Reinforcement Learning from Verifiable Rewards (RLVR) Open-ended Text Generation Reward Engineering
Rubicon extends reinforcement learning from verifiable domains (like math) to open-ended tasks by using thousands of structured, rule-based rubrics as reward signals, achieving gains in creativity and writing without sacrificing reasoning.
Core Problem
Current Reinforcement Learning from Verifiable Rewards (RLVR) relies on tasks with objectively checkable answers (like math or code), limiting its application to open-ended, subjective domains like creative writing or social interaction.
Why it matters:
  • Strictly verifiable data is finite and covers a narrow slice of real-world utility, creating a hard ceiling on scalability for current reasoning models
  • Optimizing for verifiable metrics alone often leads to 'AI-like', formulaic, or didactic responses in humanities tasks, lacking human-like nuance
  • Prior methods struggle to provide scalable supervision for subjective tasks without relying solely on expensive and potentially noisy human preference labels
Concrete Example: When asked 'When in your life have you felt the most alive?', a standard AI model gives a formulaic disclaimer ('I don't have feelings...'). Rubicon, trained with a 'Plain Narrative' rubric, generates a vivid, human-like story about a mountain trek, adhering to stylistic constraints like 'calm acceptance' and 'grounded realism'.
Key Novelty
Rubicon (Rubric Anchors for RL)
  • Replace binary correctness checks with over 10,000 structured rubrics that define multi-dimensional criteria (e.g., tone, creativity, constraints), allowing 'verifiable-like' RL on subjective tasks
  • Use a multi-stage RL training process to balance conflicting objectives: first optimizing for strict constraint following, then for open-ended creativity and empathy
  • Deploy adaptive 'defense rubrics' derived from analysis of reward hacking behaviors (like sycophancy) to penalize the model when it tries to game the scoring system
Architecture
Architecture Figure Figure 1
Overview of the Rubric System workflow, spanning data collection, rubric design, and the RL loop.
Evaluation Highlights
  • +5.21% average improvement over the base Qwen3-30B-A3B model across 8 open-ended benchmarks, with notable gains on Judgemark V2 (+13.00%) and Writingbench (+4.46%)

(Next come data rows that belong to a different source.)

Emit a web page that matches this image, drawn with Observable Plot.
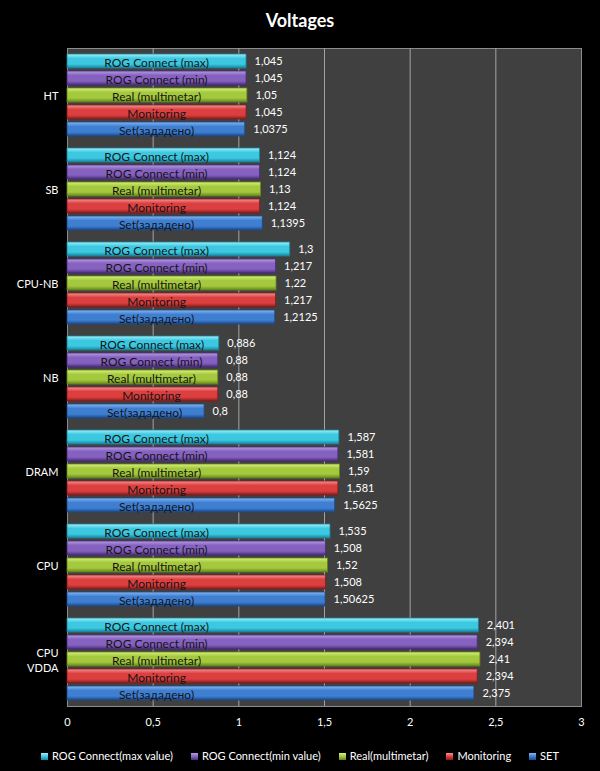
<!DOCTYPE html>
<html>
<head>
<meta charset="utf-8">
<script src="https://cdn.jsdelivr.net/npm/d3@7"></script>
<script src="https://cdn.jsdelivr.net/npm/@observablehq/plot@0.6"></script>
<style>
  html, body { margin: 0; padding: 0; background: #000; }
  body { width: 600px; height: 771px; overflow: hidden; font-family: Lato, "Liberation Sans", sans-serif; }
  #title { height: 40px; line-height: 40px; text-align: center; color: #fff; font-weight: bold; font-size: 18px; }
  #chart svg { display: block; }
  #legend { margin-top: 9px; height: 14px; line-height: 14px; display: flex; justify-content: center; color: #fff; font-size: 11px; }
  .item { display: flex; align-items: center; margin: 0 9px; white-space: nowrap; }
  .sw { width: 7px; height: 7px; margin-right: 4px; }
</style>
</head>
<body>
<div id="title">Voltages</div>
<div id="chart"></div>
<div id="legend"></div>
<script>
// ---- data ----
const groups = ["HT", "SB", "CPU-NB", "NB", "DRAM", "CPU", "CPU\nVDDA"];
const series = ["ROG Connect (max)", "ROG Connect (min)", "Real (multimetar)", "Monitoring", "Set(зададено)"];
const legendLabels = ["ROG Connect(max value)", "ROG Connect(min value)", "Real(multimetar)", "Monitoring", "SET"];
const rogMax     = [1.045, 1.124, 1.3,    0.886, 1.587,  1.535,   2.401];
const rogMin     = [1.045, 1.124, 1.217,  0.88,  1.581,  1.508,   2.394];
const real       = [1.05,  1.13,  1.22,   0.88,  1.59,   1.52,    2.41];
const monitoring = [1.045, 1.124, 1.217,  0.88,  1.581,  1.508,   2.394];
const setValues  = [1.0375, 1.1395, 1.2125, 0.8, 1.5625, 1.50625, 2.375];
const xTicks = [0, 0.5, 1, 1.5, 2, 2.5, 3];
const gridTicks = [0.5, 1, 1.5, 2, 2.5];

// ---- styles ----
const palette = [
  ["#a2eefa", "#3cc8e0", "#17849c"],
  ["#b69ce0", "#8561c0", "#4b2c80"],
  ["#d8f27c", "#a4c83e", "#66851a"],
  ["#f69292", "#dc3f3f", "#881b1b"],
  ["#88b6ef", "#3f7fd2", "#1c4a8a"]
];

const seriesValues = [rogMax, rogMin, real, monitoring, setValues];
const data = groups.flatMap((g, gi) => series.map((s, si) => ({group: g, series: s, si, value: seriesValues[si][gi]})));
const fmt = v => String(v).replace(".", ",");

const svg = Plot.plot({
  width: 600,
  height: 700,
  marginTop: 7,
  marginBottom: 34,
  marginLeft: 67,
  marginRight: 19,
  style: {background: "#000", color: "#fff", fontFamily: "Lato, 'Liberation Sans', sans-serif", fontSize: "11px"},
  x: {domain: [0, 3], ticks: xTicks, tickFormat: fmt, tickSize: 0, tickPadding: 12, label: null},
  y: {domain: series, axis: null, paddingInner: 0.2, paddingOuter: 0.3, align: 0.45},
  fy: {domain: groups, padding: 0, axis: null},
  marks: [
    Plot.frame({facet: "super", fill: "#404040", stroke: "#8c8c8c"}),
    Plot.axisFy({anchor: "left", tickSize: 0, tickPadding: 9, label: null, lineHeight: 1.4, fontSize: 11, fill: "#fff"}),
    Plot.ruleX(gridTicks, {stroke: "#a3a3a3", strokeWidth: 1}),
    Plot.barX(data, {fy: "group", y: "series", x: "value", fill: d => `url(#grad${d.si})`, stroke: d => palette[d.si][2], strokeWidth: 0.8}),
    Plot.text(data, {fy: "group", y: "series", x: d => Math.min(d.value / 2 + 0.05, 0.52), text: "series", fill: "#141414", dy: 2, fontSize: 12}),
    Plot.text(data, {fy: "group", y: "series", x: "value", text: d => fmt(d.value), dx: 8, textAnchor: "start", fill: "#fff", fontSize: 11})
  ]
});

// gradients for the bars
const NS = "http://www.w3.org/2000/svg";
const defs = document.createElementNS(NS, "defs");
palette.forEach((c, i) => {
  const lg = document.createElementNS(NS, "linearGradient");
  lg.setAttribute("id", "grad" + i);
  lg.setAttribute("x1", "0"); lg.setAttribute("y1", "0");
  lg.setAttribute("x2", "0"); lg.setAttribute("y2", "1");
  [[0, c[0]], [0.32, c[1]], [0.72, c[1]], [1, c[2]]].forEach(([o, col]) => {
    const st = document.createElementNS(NS, "stop");
    st.setAttribute("offset", o);
    st.setAttribute("stop-color", col);
    lg.appendChild(st);
  });
  defs.appendChild(lg);
});
svg.insertBefore(defs, svg.firstChild);
document.getElementById("chart").appendChild(svg);

// legend
const legend = document.getElementById("legend");
legendLabels.forEach((label, i) => {
  const item = document.createElement("div");
  item.className = "item";
  const sw = document.createElement("div");
  sw.className = "sw";
  sw.style.background = `linear-gradient(${palette[i][0]}, ${palette[i][1]} 50%, ${palette[i][2]})`;
  const t = document.createElement("span");
  t.textContent = label;
  item.appendChild(sw);
  item.appendChild(t);
  legend.appendChild(item);
});
</script>
</body>
</html>
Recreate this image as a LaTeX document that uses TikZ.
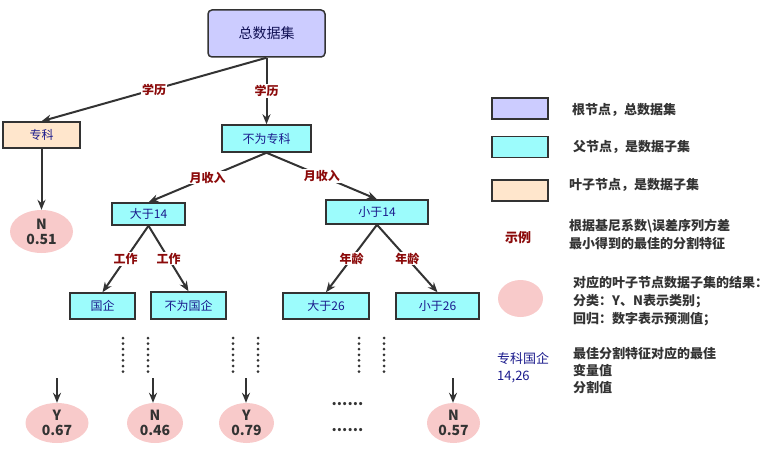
\documentclass[tikz,border=0pt]{standalone}
\usepackage{fontspec}
\setmainfont{Noto Sans CJK SC}
\usetikzlibrary{positioning, arrows.meta, shapes.geometric}
\definecolor{cRoot}{HTML}{CCCCFF}
\definecolor{cSub}{HTML}{9CFCFC}
\definecolor{cLeaf}{HTML}{FFE6CC}
\definecolor{cVal}{HTML}{F8CACA}
\definecolor{cLine}{HTML}{333333}
\definecolor{cLbl}{HTML}{8B0A0A}
\definecolor{cText}{HTML}{1A1A8C}
\tikzset{
  rootbox/.style={
    rectangle, rounded corners=4pt, draw=cLine, line width=1.5pt, fill=cRoot,
    text=cText!60!black, font=\fontsize{14}{16}\selectfont, inner sep=0pt
  },
  subbox/.style={
    rectangle, draw=cLine, line width=1.5pt, fill=cSub, text=cText,
    font=\fontsize{12}{14}\selectfont, inner sep=0pt, minimum height=26pt
  },
  leafbox/.style={subbox, fill=cLeaf},
  leafval/.style={
    ellipse, fill=cVal, text=cLine, align=center, inner sep=0pt,
    font=\fontsize{14}{15}\selectfont\bfseries, minimum width=56pt, minimum height=40pt
  },
  edgelbl/.style={
    fill=white, text=cLbl, font=\fontsize{12}{14}\selectfont\bfseries, inner sep=1pt
  },
  arrow/.style={-{Stealth[length=10pt, width=8pt]}, line width=2pt, draw=cLine},
  dotline/.style={line width=3pt, draw=cLine, line cap=round, dash pattern=on 0pt off 5.6pt},
  legendbox/.style={rectangle, draw=cLine, line width=1.5pt, minimum width=56pt, minimum height=21pt, inner sep=0pt},
  legendtxt/.style={
    anchor=west, align=left, text=cLine, font=\fontsize{13}{18}\selectfont\bfseries, inner sep=0pt
  },
}

\begin{document}
\begin{tikzpicture}[x=1pt, y=-1pt]
  \useasboundingbox (0,0) rectangle (783,449);

  % tree
  \node[rootbox, minimum width=117pt, minimum height=47pt] (root) at (266.5,33.5) {总数据集};
  \node[leafbox, minimum width=77pt] (zk) at (41.5,135) {专科};
  \node[subbox, minimum width=89pt, minimum height=27pt] (bwzk) at (266.5,138.5) {不为专科};
  \node[subbox, minimum width=73pt, minimum height=22pt] (dy14) at (148.5,214) {大于14};
  \node[subbox, minimum width=102pt, minimum height=24pt] (xy14) at (377,212) {小于14};
  \node[subbox, minimum width=65pt] (gq) at (102.5,306) {国企};
  \node[subbox, minimum width=75pt, minimum height=27pt] (bwgq) at (188.5,305.5) {不为国企};
  \node[subbox, minimum width=86pt] (dy26) at (326,306) {大于26};
  \node[subbox, minimum width=83pt] (xy26) at (437.5,306) {小于26};

  \node[leafval, minimum width=63pt, minimum height=43pt] (v051) at (41.5,231.5) {N\\0.51};
  \node[leafval, minimum width=63pt] (v067) at (57,423) {Y\\0.67};
  \node[leafval] (v046) at (155,423) {N\\0.46};
  \node[leafval, minimum width=55pt] (v079) at (246.5,423) {Y\\0.79};
  \node[leafval, minimum width=53pt] (v057) at (453.5,423) {N\\0.57};

  \draw[arrow] (root.south) -- node[edgelbl] {学历} (zk.north);
  \draw[arrow] (root.south) -- node[edgelbl] {学历} (bwzk.north);
  \draw[arrow] (bwzk.south) -- node[edgelbl] {月收入} (dy14.north);
  \draw[arrow] (bwzk.south) -- node[edgelbl] {月收入} (xy14.north);
  \draw[arrow] (dy14.south) -- node[edgelbl] {工作} (gq.north);
  \draw[arrow] (dy14.south) -- node[edgelbl] {工作} (bwgq.north);
  \draw[arrow] (xy14.south) -- node[edgelbl] {年龄} (dy26.north);
  \draw[arrow] (xy14.south) -- node[edgelbl] {年龄} (xy26.north);
  \draw[arrow] (zk.south) -- (v051.north);

  % elided levels
  \foreach \x in {123,148,233,258,359,384}
    \draw[dotline] (\x,338) -- (\x,374);
  \foreach \v/\x in {v067/57, v046/153, v079/246, v057/453}{
    \coordinate (\v-in) at (\x,378);
    \draw[arrow] (\v-in) -- (\x,0 |- \v.north);
  }
  \node[text=cLine, font=\fontsize{15}{15}\selectfont\bfseries] (more1) at (347.5,404) {......};
  \node[text=cLine, font=\fontsize{15}{15}\selectfont\bfseries] (more2) at (347.5,430) {......};

  % legend
  \node[legendbox, fill=cRoot] (lgroot) at (520,108.5) {};
  \node[legendbox, fill=cSub, below=16pt of lgroot] (lgsub) {};
  \node[legendbox, fill=cLeaf, below=21pt of lgsub] (lgleaf) {};
  \node[legendtxt] (txroot) at (572,110) {根节点，总数据集};
  \node[legendtxt] (txsub) at (573,147) {父节点，是数据子集};
  \node[legendtxt] (txleaf) at (569,185) {叶子节点，是数据子集};

  \node[text=cLbl, font=\fontsize{13}{15}\selectfont\bfseries] (lglbl) at (518,238) {示例};
  \node[legendtxt] (txlbl) at (569,234) {根据基尼系数\textbackslash 误差序列方差\\最小得到的最佳的分割特征};

  \node[ellipse, fill=cVal, minimum width=45pt, minimum height=37pt] (lgval) at (520.5,298.5) {};
  \node[legendtxt] (txval) at (573,301) {对应的叶子节点数据子集的结果：\\分类：Y、N表示类别；\\回归：数字表示预测值；};

  \node[anchor=west, align=left, text=cText, font=\fontsize{13}{17}\selectfont, inner sep=0pt] (lgcut) at (497,368) {专科国企\\14,26};
  \node[legendtxt, font=\fontsize{13}{17}\selectfont\bfseries] (txcut) at (573,370) {最佳分割特征对应的最佳\\变量值\\分割值};

\end{tikzpicture}
\end{document}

  • Outperforms the much larger DeepSeek-V3-671B by +2.41 percentage points on average across open-ended humanities tasks despite being a ~30B parameter model
  • Maintains or improves reasoning capabilities, achieving +4.17% on AIME 2024 (math) while significantly enhancing creative writing performance
Breakthrough Assessment
8/10
Significantly expands the RLVR paradigm beyond math/code. Demonstrates that rule-based rubrics can effectively scale post-training for subjective tasks with high data efficiency.